> **Written exercise**:
All of the lines below are to be printed again exactly; images are excluded from the output.

·····

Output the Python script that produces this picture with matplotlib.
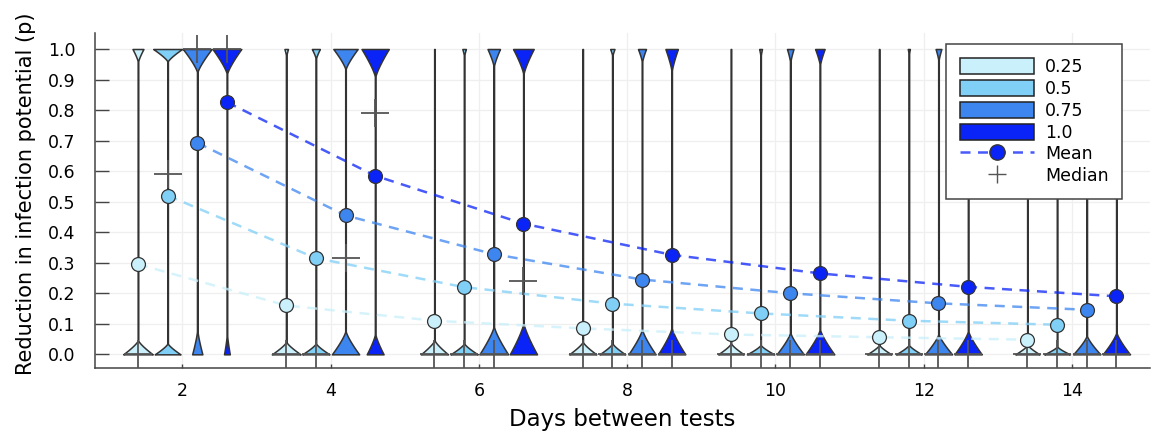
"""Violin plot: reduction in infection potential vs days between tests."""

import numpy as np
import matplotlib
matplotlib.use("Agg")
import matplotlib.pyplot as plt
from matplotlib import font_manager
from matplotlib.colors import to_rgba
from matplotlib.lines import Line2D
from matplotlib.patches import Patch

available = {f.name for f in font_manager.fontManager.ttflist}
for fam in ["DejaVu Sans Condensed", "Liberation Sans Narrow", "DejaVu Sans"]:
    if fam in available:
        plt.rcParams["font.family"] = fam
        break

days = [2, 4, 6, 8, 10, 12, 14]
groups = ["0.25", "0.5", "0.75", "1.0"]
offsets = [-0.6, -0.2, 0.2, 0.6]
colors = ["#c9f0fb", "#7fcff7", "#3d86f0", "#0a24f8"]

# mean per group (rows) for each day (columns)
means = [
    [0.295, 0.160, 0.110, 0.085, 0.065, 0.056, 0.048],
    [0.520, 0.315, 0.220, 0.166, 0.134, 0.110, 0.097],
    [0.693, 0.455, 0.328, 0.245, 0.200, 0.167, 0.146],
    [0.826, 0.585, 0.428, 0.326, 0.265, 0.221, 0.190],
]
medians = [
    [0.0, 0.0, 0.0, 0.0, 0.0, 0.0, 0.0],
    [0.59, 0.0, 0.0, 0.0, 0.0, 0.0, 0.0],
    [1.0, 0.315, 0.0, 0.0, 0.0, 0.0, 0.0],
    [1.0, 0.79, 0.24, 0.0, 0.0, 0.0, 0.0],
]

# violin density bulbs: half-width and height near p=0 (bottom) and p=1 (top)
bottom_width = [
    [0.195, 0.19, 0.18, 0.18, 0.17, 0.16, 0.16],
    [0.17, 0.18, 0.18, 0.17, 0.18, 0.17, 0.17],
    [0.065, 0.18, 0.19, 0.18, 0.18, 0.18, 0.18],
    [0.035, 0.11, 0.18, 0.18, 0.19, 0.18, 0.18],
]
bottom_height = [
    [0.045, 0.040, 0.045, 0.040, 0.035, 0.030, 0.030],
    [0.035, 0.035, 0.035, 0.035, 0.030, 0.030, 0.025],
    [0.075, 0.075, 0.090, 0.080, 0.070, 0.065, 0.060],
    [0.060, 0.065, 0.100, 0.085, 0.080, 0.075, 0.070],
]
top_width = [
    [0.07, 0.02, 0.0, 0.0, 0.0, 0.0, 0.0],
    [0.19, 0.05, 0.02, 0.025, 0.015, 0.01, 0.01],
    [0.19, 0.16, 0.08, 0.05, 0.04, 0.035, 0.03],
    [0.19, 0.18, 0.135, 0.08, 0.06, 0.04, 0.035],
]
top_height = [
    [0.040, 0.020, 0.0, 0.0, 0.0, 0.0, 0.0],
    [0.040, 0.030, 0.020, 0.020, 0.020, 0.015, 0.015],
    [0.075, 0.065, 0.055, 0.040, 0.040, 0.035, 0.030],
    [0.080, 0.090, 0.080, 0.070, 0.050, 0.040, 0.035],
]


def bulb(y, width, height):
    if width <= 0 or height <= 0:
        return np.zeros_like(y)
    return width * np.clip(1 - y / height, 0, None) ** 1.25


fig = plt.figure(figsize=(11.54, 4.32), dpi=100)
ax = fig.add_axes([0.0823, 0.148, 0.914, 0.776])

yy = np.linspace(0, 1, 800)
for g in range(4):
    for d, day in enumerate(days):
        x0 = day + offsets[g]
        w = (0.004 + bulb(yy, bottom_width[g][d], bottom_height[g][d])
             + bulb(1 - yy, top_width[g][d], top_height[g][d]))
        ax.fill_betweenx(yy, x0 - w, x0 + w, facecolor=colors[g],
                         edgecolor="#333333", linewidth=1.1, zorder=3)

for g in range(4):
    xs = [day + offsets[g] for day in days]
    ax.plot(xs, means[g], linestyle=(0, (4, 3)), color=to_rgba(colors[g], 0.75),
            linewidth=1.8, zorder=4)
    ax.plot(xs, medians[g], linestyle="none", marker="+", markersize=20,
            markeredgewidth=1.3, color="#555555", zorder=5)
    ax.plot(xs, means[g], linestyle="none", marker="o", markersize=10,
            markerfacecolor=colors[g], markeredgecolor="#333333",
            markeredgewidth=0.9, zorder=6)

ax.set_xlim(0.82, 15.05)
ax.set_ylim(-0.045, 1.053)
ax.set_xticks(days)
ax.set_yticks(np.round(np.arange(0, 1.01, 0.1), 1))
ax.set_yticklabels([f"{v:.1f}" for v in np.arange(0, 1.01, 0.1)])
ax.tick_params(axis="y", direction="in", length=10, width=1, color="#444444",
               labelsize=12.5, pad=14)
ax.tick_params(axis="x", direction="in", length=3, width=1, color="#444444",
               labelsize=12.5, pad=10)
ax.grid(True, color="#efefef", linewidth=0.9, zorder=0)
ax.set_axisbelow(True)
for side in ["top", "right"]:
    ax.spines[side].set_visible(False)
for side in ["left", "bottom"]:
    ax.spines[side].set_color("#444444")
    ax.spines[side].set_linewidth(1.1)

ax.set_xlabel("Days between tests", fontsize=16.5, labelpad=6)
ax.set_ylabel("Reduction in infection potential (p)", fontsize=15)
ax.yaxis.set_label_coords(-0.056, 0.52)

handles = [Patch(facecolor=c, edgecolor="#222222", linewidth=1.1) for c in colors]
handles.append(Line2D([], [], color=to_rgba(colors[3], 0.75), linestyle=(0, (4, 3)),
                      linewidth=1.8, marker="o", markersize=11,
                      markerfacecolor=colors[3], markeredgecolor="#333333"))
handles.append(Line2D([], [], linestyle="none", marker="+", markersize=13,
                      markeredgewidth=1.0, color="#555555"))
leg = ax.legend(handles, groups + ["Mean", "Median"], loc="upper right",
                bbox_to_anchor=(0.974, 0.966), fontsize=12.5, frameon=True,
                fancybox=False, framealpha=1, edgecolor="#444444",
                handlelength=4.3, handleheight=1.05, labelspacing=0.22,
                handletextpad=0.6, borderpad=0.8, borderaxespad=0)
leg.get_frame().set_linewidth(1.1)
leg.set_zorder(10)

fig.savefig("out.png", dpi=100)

·····

> **Reply**:
Output the Python script that produces this picture with matplotlib.
"""Violin plot: reduction in infection potential vs days between tests."""

import numpy as np
import matplotlib
matplotlib.use("Agg")
import matplotlib.pyplot as plt
from matplotlib import font_manager
from matplotlib.colors import to_rgba
from matplotlib.lines import Line2D
from matplotlib.patches import Patch

available = {f.name for f in font_manager.fontManager.ttflist}
for fam in ["DejaVu Sans Condensed", "Liberation Sans Narrow", "DejaVu Sans"]:
    if fam in available:
        plt.rcParams["font.family"] = fam
        break

days = [2, 4, 6, 8, 10, 12, 14]
groups = ["0.25", "0.5", "0.75", "1.0"]
offsets = [-0.6, -0.2, 0.2, 0.6]
colors = ["#c9f0fb", "#7fcff7", "#3d86f0", "#0a24f8"]

# mean per group (rows) for each day (columns)
means = [
    [0.295, 0.160, 0.110, 0.085, 0.065, 0.056, 0.048],
    [0.520, 0.315, 0.220, 0.166, 0.134, 0.110, 0.097],
    [0.693, 0.455, 0.328, 0.245, 0.200, 0.167, 0.146],
    [0.826, 0.585, 0.428, 0.326, 0.265, 0.221, 0.190],
]
medians = [
    [0.0, 0.0, 0.0, 0.0, 0.0, 0.0, 0.0],
    [0.59, 0.0, 0.0, 0.0, 0.0, 0.0, 0.0],
    [1.0, 0.315, 0.0, 0.0, 0.0, 0.0, 0.0],
    [1.0, 0.79, 0.24, 0.0, 0.0, 0.0, 0.0],
]

# violin density bulbs: half-width and height near p=0 (bottom) and p=1 (top)
bottom_width = [
    [0.195, 0.19, 0.18, 0.18, 0.17, 0.16, 0.16],
    [0.17, 0.18, 0.18, 0.17, 0.18, 0.17, 0.17],
    [0.065, 0.18, 0.19, 0.18, 0.18, 0.18, 0.18],
    [0.035, 0.11, 0.18, 0.18, 0.19, 0.18, 0.18],
]
bottom_height = [
    [0.045, 0.040, 0.045, 0.040, 0.035, 0.030, 0.030],
    [0.035, 0.035, 0.035, 0.035, 0.030, 0.030, 0.025],
    [0.075, 0.075, 0.090, 0.080, 0.070, 0.065, 0.060],
    [0.060, 0.065, 0.100, 0.085, 0.080, 0.075, 0.070],
]
top_width = [
    [0.07, 0.02, 0.0, 0.0, 0.0, 0.0, 0.0],
    [0.19, 0.05, 0.02, 0.025, 0.015, 0.01, 0.01],
    [0.19, 0.16, 0.08, 0.05, 0.04, 0.035, 0.03],
    [0.19, 0.18, 0.135, 0.08, 0.06, 0.04, 0.035],
]
top_height = [
    [0.040, 0.020, 0.0, 0.0, 0.0, 0.0, 0.0],
    [0.040, 0.030, 0.020, 0.020, 0.020, 0.015, 0.015],
    [0.075, 0.065, 0.055, 0.040, 0.040, 0.035, 0.030],
    [0.080, 0.090, 0.080, 0.070, 0.050, 0.040, 0.035],
]


def bulb(y, width, height):
    if width <= 0 or height <= 0:
        return np.zeros_like(y)
    return width * np.clip(1 - y / height, 0, None) ** 1.25


fig = plt.figure(figsize=(11.54, 4.32), dpi=100)
ax = fig.add_axes([0.0823, 0.148, 0.914, 0.776])

yy = np.linspace(0, 1, 800)
for g in range(4):
    for d, day in enumerate(days):
        x0 = day + offsets[g]
        w = (0.004 + bulb(yy, bottom_width[g][d], bottom_height[g][d])
             + bulb(1 - yy, top_width[g][d], top_height[g][d]))
        ax.fill_betweenx(yy, x0 - w, x0 + w, facecolor=colors[g],
                         edgecolor="#333333", linewidth=1.1, zorder=3)

for g in range(4):
    xs = [day + offsets[g] for day in days]
    ax.plot(xs, means[g], linestyle=(0, (4, 3)), color=to_rgba(colors[g], 0.75),
            linewidth=1.8, zorder=4)
    ax.plot(xs, medians[g], linestyle="none", marker="+", markersize=20,
            markeredgewidth=1.3, color="#555555", zorder=5)
    ax.plot(xs, means[g], linestyle="none", marker="o", markersize=10,
            markerfacecolor=colors[g], markeredgecolor="#333333",
            markeredgewidth=0.9, zorder=6)

ax.set_xlim(0.82, 15.05)
ax.set_ylim(-0.045, 1.053)
ax.set_xticks(days)
ax.set_yticks(np.round(np.arange(0, 1.01, 0.1), 1))
ax.set_yticklabels([f"{v:.1f}" for v in np.arange(0, 1.01, 0.1)])
ax.tick_params(axis="y", direction="in", length=10, width=1, color="#444444",
               labelsize=12.5, pad=14)
ax.tick_params(axis="x", direction="in", length=3, width=1, color="#444444",
               labelsize=12.5, pad=10)
ax.grid(True, color="#efefef", linewidth=0.9, zorder=0)
ax.set_axisbelow(True)
for side in ["top", "right"]:
    ax.spines[side].set_visible(False)
for side in ["left", "bottom"]:
    ax.spines[side].set_color("#444444")
    ax.spines[side].set_linewidth(1.1)

ax.set_xlabel("Days between tests", fontsize=16.5, labelpad=6)
ax.set_ylabel("Reduction in infection potential (p)", fontsize=15)
ax.yaxis.set_label_coords(-0.056, 0.52)

handles = [Patch(facecolor=c, edgecolor="#222222", linewidth=1.1) for c in colors]
handles.append(Line2D([], [], color=to_rgba(colors[3], 0.75), linestyle=(0, (4, 3)),
                      linewidth=1.8, marker="o", markersize=11,
                      markerfacecolor=colors[3], markeredgecolor="#333333"))
handles.append(Line2D([], [], linestyle="none", marker="+", markersize=13,
                      markeredgewidth=1.0, color="#555555"))
leg = ax.legend(handles, groups + ["Mean", "Median"], loc="upper right",
                bbox_to_anchor=(0.974, 0.966), fontsize=12.5, frameon=True,
                fancybox=False, framealpha=1, edgecolor="#444444",
                handlelength=4.3, handleheight=1.05, labelspacing=0.22,
                handletextpad=0.6, borderpad=0.8, borderaxespad=0)
leg.get_frame().set_linewidth(1.1)
leg.set_zorder(10)

fig.savefig("out.png", dpi=100)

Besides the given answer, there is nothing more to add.